Friday, September 16, 2005

The future

President Bush addressed the nation last night, and while this was in no way equivalent to the now famous 'bull-horn' speech after September 11th, Hurricane Katrina, for all its might and damage, was no comparison to that atrocity. His speech will be seen as another hallmark of his presidency. And it just ticks off the Left to no end.

He read off a list of federal programs designed to help those whose lives were shattered by Katrina, and those who are aiding the victims, such as states who provide shelter for the masses. He is proposing Enterprise zones, where tax breaks and other incentives will get hammers swinging faster, and homes rebuilt.

Critics lambast him for suspending the David-Bacon Act, but that criticism is purely partisan.


No one remembers the effects of such a suspension after the 1994 Northridge Earthquake in California. Removing the red tape, and in effect cutting no less than 10 days from the start of rebuilding efforts. That's important. John Fund sums it up succinctly, and includes a real-world example of the suspensions effects (emphasis by yours, truly):

A natural disaster like Katrina is also an opportunity to cut through red tape and streamline procedures for getting work done. In 1994, the Northridge earthquake knocked down two sections of the Santa Monica Freeway in Los Angeles, the world's busiest thoroughfare. Governor Pete Wilson promptly offered an extra $200,000 a day for every day the repair work was completed ahead of schedule. The contractor finished the project 74 days ahead of schedule, less than three months after the damage had been done. The director of Caltrans, the state's transportation agency, estimated that without the accelerated effort, the project would probably have taken two years to complete. Similar urgency measures should be applied to restore key bridges like the one connecting New Orleans with Slidell across Lake Pontchartrain.
Critics complain that lower wages are the LAST thing people in that region need now. I beg to differ. Suppose you are building a home, and you have a budget to meet (as if anyone doesn't have a budget!). If you have to pay a laborer $12/hour to swing a hammer, you will do the job with 4 workers (if that's inside your budget).

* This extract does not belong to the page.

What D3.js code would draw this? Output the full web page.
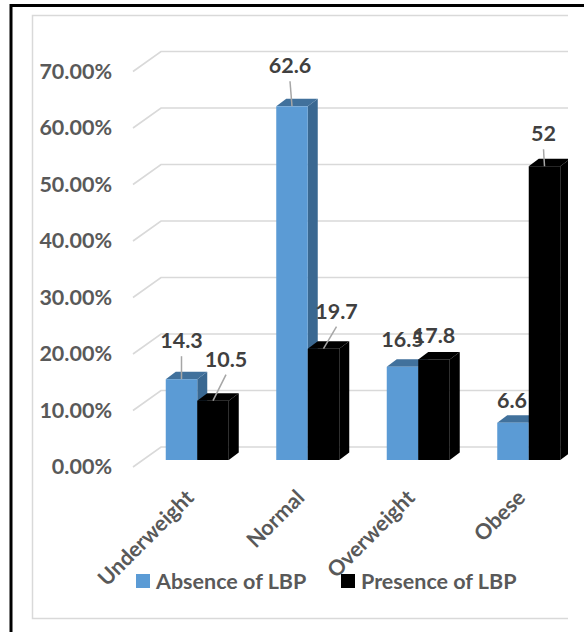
<!DOCTYPE html>
<html>
<head>
<meta charset="utf-8">
<script src="https://cdn.jsdelivr.net/npm/d3@7/dist/d3.min.js"></script>
<style>
  html, body { margin: 0; padding: 0; background: #fff; }
  svg { display: block; font-family: Lato, "Open Sans", sans-serif; font-weight: bold; }
</style>
</head>
<body>
<svg id="chart" width="584" height="632"></svg>
<script>
// BMI categories and the share (%) of each group with / without low back pain
const categories = ["Underweight", "Normal", "Overweight", "Obese"];
const seriesNames = ["Absence of LBP", "Presence of LBP"];
const absenceLBP = [14.3, 62.6, 16.5, 6.6];
const presenceLBP = [10.5, 19.7, 17.8, 52];
const tickValues = [0, 10, 20, 30, 40, 50, 60, 70];

// label placement relative to the top of each bar: [dx, dy, leader?]
const absenceLabelPos = [[0, -39, true], [-2, -41, true], [0, -28, false], [-1, -23, false]];
const presenceLabelPos = [[13, -42, true], [13, -38, true], [0, -24, false], [-1, -33, true]];

const colors = {
  front: ["#5b9bd5", "#000000"],
  top: ["#41719c", "#000000"],
  side: ["#3a6891", "#000000"]
};

const FONT = 21.5;
const svg = d3.select("#chart");
const W = 584, H = 632;

// depth of the 3-D box and of each bar
const floor = { dx: 28, dy: -20, frontOff: 7 };
const bar = { dx: 10, dy: -7.5 };

const y = d3.scaleLinear().domain([0, 70]).range([460, 460 - 70 * 5.65]);
const x = d3.scaleBand().domain(categories).range([142, 584]);
const xs = d3.scaleBand().domain(seriesNames).range([0, 63]);

// outer frame
svg.append("path")
  .attr("d", `M${W},5.5 H11 V${H}`)
  .attr("fill", "none").attr("stroke", "#000").attr("stroke-width", 3);

// chart area border
svg.append("path")
  .attr("d", "M568,15.5 H32.5 V618.5 H568")
  .attr("fill", "none").attr("stroke", "#d9d9d9").attr("stroke-width", 1.5);

const clip = svg.append("defs").append("clipPath").attr("id", "plotClip");
clip.append("rect").attr("x", 0).attr("y", 0).attr("width", 568).attr("height", H);

const plot = svg.append("g").attr("clip-path", "url(#plotClip)");

// gridlines: floor diagonal plus back wall line
const x0Grid = 133;
plot.append("g").selectAll("path")
  .data(tickValues)
  .join("path")
  .attr("d", t => {
    const yf = y(t) + floor.frontOff;
    return `M${x0Grid},${yf} L${x0Grid + floor.dx},${yf + floor.dy} H568`;
  })
  .attr("fill", "none").attr("stroke", "#d9d9d9").attr("stroke-width", 1.6);

// value axis labels
const yAxisScale = y.copy().range(y.range().map(v => v + floor.frontOff));
const yAxis = svg.append("g")
  .attr("transform", "translate(112,0)")
  .call(d3.axisLeft(yAxisScale).tickValues(tickValues).tickSize(0).tickPadding(0)
    .tickFormat(d => d.toFixed(2) + "%"));
yAxis.select(".domain").remove();
yAxis.selectAll("text")
  .attr("fill", "#595959").attr("font-size", FONT).attr("font-family", "Lato").attr("font-weight", "bold");

// bars
const seriesData = [absenceLBP, presenceLBP];
const barW = xs.bandwidth();
const bars = [];
categories.forEach((c, i) => {
  seriesNames.forEach((s, k) => {
    bars.push({ cat: c, k, v: seriesData[k][i], x0: x(c) + x.bandwidth() / 2 - 31.5 + xs(s) });
  });
});

const barG = plot.append("g").selectAll("g").data(bars).join("g");
// side face
barG.append("path")
  .attr("d", d => {
    const x1 = d.x0 + barW, yt = y(d.v), yb = y(0);
    return `M${x1},${yb} L${x1 + bar.dx},${yb + bar.dy} L${x1 + bar.dx},${yt + bar.dy} L${x1},${yt} Z`;
  })
  .attr("fill", d => colors.side[d.k]);
// top face
barG.append("path")
  .attr("d", d => {
    const x1 = d.x0 + barW, yt = y(d.v);
    return `M${d.x0},${yt} L${d.x0 + bar.dx},${yt + bar.dy} L${x1 + bar.dx},${yt + bar.dy} L${x1},${yt} Z`;
  })
  .attr("fill", d => colors.top[d.k]);
// front face
barG.append("rect")
  .attr("x", d => d.x0)
  .attr("y", d => y(d.v))
  .attr("width", barW)
  .attr("height", d => y(0) - y(d.v))
  .attr("fill", d => colors.front[d.k]);

// data labels with leader lines
const labels = bars.map(d => {
  const i = categories.indexOf(d.cat);
  const pos = (d.k === 0 ? absenceLabelPos : presenceLabelPos)[i];
  const cx = d.x0 + barW / 2, cy = y(d.v);
  return { text: String(d.v), cx, cy, lx: cx + pos[0], ly: cy + pos[1], leader: pos[2] };
});

const labelG = svg.append("g");
labelG.selectAll("line")
  .data(labels.filter(d => d.leader))
  .join("line")
  .attr("x1", d => d.lx).attr("y1", d => d.ly + 16)
  .attr("x2", d => d.cx).attr("y2", d => d.cy)
  .attr("stroke", "#a6a6a6").attr("stroke-width", 1.5);

labelG.selectAll("text")
  .data(labels)
  .join("text")
  .attr("x", d => d.lx).attr("y", d => d.ly)
  .attr("text-anchor", "middle")
  .attr("dominant-baseline", "central")
  .attr("fill", "#404040").attr("font-size", FONT)
  .text(d => d.text);

// category labels, rotated
svg.append("g").selectAll("text")
  .data(categories)
  .join("text")
  .attr("transform", c => `translate(${x(c) + x.bandwidth() / 2 - 2},${499}) rotate(-45)`)
  .attr("text-anchor", "end")
  .attr("fill", "#595959").attr("font-size", FONT)
  .text(c => c);

// legend
const legendX = [136, 341];
const legend = svg.append("g").selectAll("g")
  .data(seriesNames)
  .join("g")
  .attr("transform", (s, k) => `translate(${legendX[k]},574)`);
legend.append("rect").attr("width", 14).attr("height", 14).attr("fill", (s, k) => colors.front[k]);
legend.append("text")
  .attr("x", 20).attr("y", 7)
  .attr("dominant-baseline", "central")
  .attr("fill", "#595959").attr("font-size", FONT)
  .text(s => s);
</script>
</body>
</html>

If you can pay laborers $6/hour, you'll hire 8 workers. Which is more beneficial in this arrangement? And if incentives are offered, like the ones offered by Mayor Wilson above, what Contractor wouldn't hired 4 extra laborers? Even if there aren't time-incentives built in, the sooner one job is done, the sooner the next job can be started. There is no incentive for any contractor NOT to finish a job well and fast. So the more workers, the better.

OK, so a few people won't get $12/hr wage, but a few more will get $6/hr ... isn't that better?? And once the job is finished, they'll be more work to go around. Months, years from now, the salaries will escalate for more experienced workers. Like any area of employment, the better salaries will go to those with greater experience. In some cases, people who were working in unskilled jobs CAN get useful experience to better themselves.

The simple fact is the critics of the President have nothing else to criticize him; they've tried the Iraq War, and the service men and women asked the media why they don't report the good news. They've tried with John Bolton at the UN, and yet the towering building on 1st Avenue in Manhattan still stands (it is a nice piece of real estate; I used to work inside it). They've tried to turn Katrina into a mantra for Global Warming (Sen. Joseph Biden echoed that just this morning on Imus in the Morning), and then we find out the Environmental Lobby killed a 1965 effort to protect New Orleans.

As sad as it sounds, the aftermath of Hurricane Katrina and the Gulf Coast will do more for President Bush's legacy then anyone can imagine. That the Left can't invent any way to make this look bad for the President is what angers them the most.